Australia in the Asian Century

It has been a pleasure reading the newspaper this morning with all the discussions arising from the Asia White Paper released by the government yesterday.

For Stacey College it is encouraging to hear the call for “deeper and broader people-to-people links with Asia nations across the entire community”. As an organisation promoting language learning, we recognize that languages cannot be learnt in a vacuum, but involve an understanding of the cultures and traditions behind the spoken word. While we see vast numbers of our Asian community coming to Australia to learn English, it is widely recognised that Australians do not have the same passion for embracing the languages of our neighbours. The Asia White Paper has identified  Mandarin, Hindi, Japanese and Indonesian as the priority Asian languages. “The broad thrust of the white paper is to seek educational and cultural awareness and integration at all levels of training and schooling so that business, trade and cultural pursuits all benefit from a systemic increase in knowledge and understanding of Asia.” (Denis Shanahan, The Australian.)

Previously in this blog we have discussed the dismal facts about Asian language learning in Australian high schools (Value in Second Language.) This is not the first time the Australian government has declared that we must be more engaged with Asia, and that Asian languages must become a priority in our schools. Clearly Greg Sheridan from the Australian thinks that this is just another of those times. He describes the white paper among other things as “pure spin. It is an emperor whose nakedness is epic.” Though I thoroughly enjoyed reading his passionately written criticism, I will hold out hope that eventually Australians will get on board with the idea that learning a second language is both fundamentally advantageous and essential to being a player in the global community. Once parents recognise the enormous advantage their children will have by being proficient in more than one language the changes will really start to take place.

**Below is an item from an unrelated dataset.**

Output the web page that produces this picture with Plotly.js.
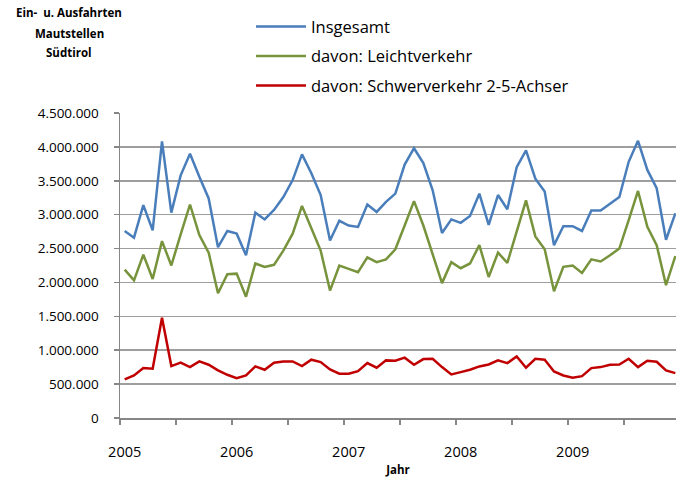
<!DOCTYPE html>
<html>
<head>
<meta charset="utf-8">
<script src="https://cdn.plot.ly/plotly-3.0.1.min.js"></script>
<style>html,body{margin:0;padding:0;background:#fff;}#chart{width:676px;height:491px;}</style>
</head>
<body>
<div id="chart"></div>
<script>
// Years shown on the axis (monthly data Jan 2005 – Dec 2009)
const years = ['2005', '2006', '2007', '2008', '2009'];

// Series values (monthly)
const insgesamt = [
  2760000, 2660000, 3140000, 2770000, 4080000, 3030000, 3580000, 3900000, 3560000, 3240000, 2520000, 2760000,
  2720000, 2400000, 3030000, 2930000, 3070000, 3260000, 3510000, 3890000, 3610000, 3290000, 2620000, 2910000,
  2840000, 2820000, 3150000, 3040000, 3190000, 3310000, 3740000, 3980000, 3760000, 3360000, 2730000, 2930000,
  2880000, 2980000, 3310000, 2850000, 3290000, 3080000, 3700000, 3950000, 3530000, 3340000, 2550000, 2830000,
  2830000, 2760000, 3060000, 3060000, 3160000, 3260000, 3780000, 4090000, 3660000, 3390000, 2630000, 3020000
];
const leichtverkehr = [
  2190000, 2030000, 2410000, 2050000, 2610000, 2250000, 2710000, 3150000, 2700000, 2440000, 1840000, 2120000,
  2130000, 1790000, 2280000, 2230000, 2260000, 2470000, 2720000, 3130000, 2800000, 2470000, 1880000, 2250000,
  2200000, 2150000, 2370000, 2300000, 2340000, 2490000, 2840000, 3200000, 2840000, 2430000, 1990000, 2300000,
  2210000, 2280000, 2550000, 2080000, 2440000, 2290000, 2750000, 3210000, 2680000, 2490000, 1870000, 2230000,
  2250000, 2140000, 2340000, 2310000, 2400000, 2500000, 2920000, 3350000, 2820000, 2550000, 1960000, 2390000
];
const schwerverkehr = [
  569000, 628000, 736000, 727000, 1480000, 766000, 816000, 751000, 835000, 786000, 702000, 638000,
  588000, 628000, 761000, 712000, 816000, 835000, 835000, 766000, 860000, 825000, 717000, 653000,
  653000, 692000, 810000, 742000, 850000, 845000, 890000, 786000, 869000, 874000, 751000, 643000,
  677000, 712000, 761000, 790000, 850000, 810000, 909000, 742000, 874000, 860000, 687000, 628000,
  594000, 618000, 736000, 751000, 786000, 790000, 874000, 751000, 845000, 830000, 702000, 662000
];

const seriesNames = ['Insgesamt', 'davon: Leichtverkehr', 'davon: Schwerverkehr 2-5-Achser'];
const seriesColors = ['#4A7EBB', '#77933C', '#C00000'];
const titleLines = ['Ein-  u. Ausfahrten', 'Mautstellen', 'Südtirol'];

// month index positions on the axis (category slots)
const monthIdx = insgesamt.map((_, i) => i);

// year labels at each January
const yearVals = years.map((_, i) => i * 12);

const FONT = '"Open Sans", Lato, sans-serif';

const traces = [insgesamt, leichtverkehr, schwerverkehr].map((y, k) => ({
  type: 'scatter',
  mode: 'lines',
  x: monthIdx,
  y: y,
  name: seriesNames[k],
  legendgroup: 'g' + k,
  line: {color: seriesColors[k], width: 2.5},
  hoverinfo: 'skip'
}));

const titleY = [1.331, 1.262, 1.200];
const annotations = titleLines.map((t, i) => ({
  text: '<b>' + t + '</b>',
  xref: 'paper', yref: 'paper',
  x: -0.091, y: titleY[i],
  xanchor: 'center', yanchor: 'middle',
  showarrow: false,
  font: {family: FONT, size: 11.5, color: '#000000'}
}));

const layout = {
  width: 676,
  height: 491,
  margin: {l: 120, r: 0, t: 113, b: 73, pad: 0, autoexpand: false},
  paper_bgcolor: '#ffffff',
  plot_bgcolor: '#ffffff',
  separators: ',.',
  font: {family: FONT, color: '#000000', size: 13},
  annotations: annotations,
  showlegend: true,
  legend: {
    x: 0.2356, xanchor: 'left',
    y: 1.34, yanchor: 'top',
    font: {family: FONT, size: 16.5, color: '#000000'},
    bgcolor: 'rgba(0,0,0,0)',
    borderwidth: 0,
    itemwidth: 50,
    tracegroupgap: 5
  },
  xaxis: {
    range: [-0.5, 59.07],
    tickmode: 'array',
    tickvals: yearVals,
    ticktext: years,
    tickangle: 0,
    ticks: '',
    ticklabelstandoff: 20,
    minor: {
      tick0: -0.5,
      dtick: 6,
      ticks: 'outside',
      ticklen: 5,
      tickwidth: 1.5,
      tickcolor: '#868686',
      showgrid: false
    },
    showline: true,
    linecolor: '#868686',
    linewidth: 1.5,
    showgrid: false,
    zeroline: false,
    automargin: false,
    tickfont: {family: FONT, size: 14.5, color: '#000000'},
    title: {text: '<b>Jahr</b>', font: {family: FONT, size: 11.5, color: '#000000'}, standoff: 6}
  },
  yaxis: {
    range: [0, 4500000],
    tickmode: 'linear',
    tick0: 0,
    dtick: 500000,
    tickformat: ',d',
    ticks: 'outside',
    ticklen: 5,
    tickwidth: 1.5,
    tickcolor: '#868686',
    ticklabelstandoff: 12,
    showline: true,
    linecolor: '#868686',
    linewidth: 1.5,
    showgrid: true,
    gridcolor: '#9e9e9e',
    gridwidth: 1.5,
    zeroline: false,
    automargin: false,
    tickfont: {family: FONT, size: 13.5, color: '#000000'}
  }
};

Plotly.newPlot('chart', traces, layout, {displayModeBar: false, staticPlot: true});
</script>
</body>
</html>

On my recent trip to Switzerland the thing that most struck me was the constant hubub of multiple languages around me. In Perth it is easy to go a lot of your time without hearing another language. In the airport, and in Switzerland I was reminded what a big world we live in, and what an advantage it is to know other languages. Flying on Emirates they had staff who between them spoke about 10 languages. The hotel I stayed at had multilingual staff which was fortunate for me because I don’t speak German (yet!).


So as you hear all the talk about The Asian Century I hope that you will see it as an opportunity to learn more about our neighbours and perhaps take the opportunity to learn one of their languages.

If you want to check out the White Paper for yourself you can download it here. I found the slideshow particularly helpful as a summary. There are also fact sheets that can be downloaded separately so you can read about areas that are of particular interest to you.



2 replies
  1. Robert-preneur
    Robert-preneur says:

    As an educator in the U.S. I agree with your assessment of the need for students in predominantly English speaking countries to become multi-lingual in a much more closely connected world. I also find the evolution of Australia as nation finding its place in the community of Asian Pacific nations very interesting. I enjoyed your post. Thank you for stopping by my blog.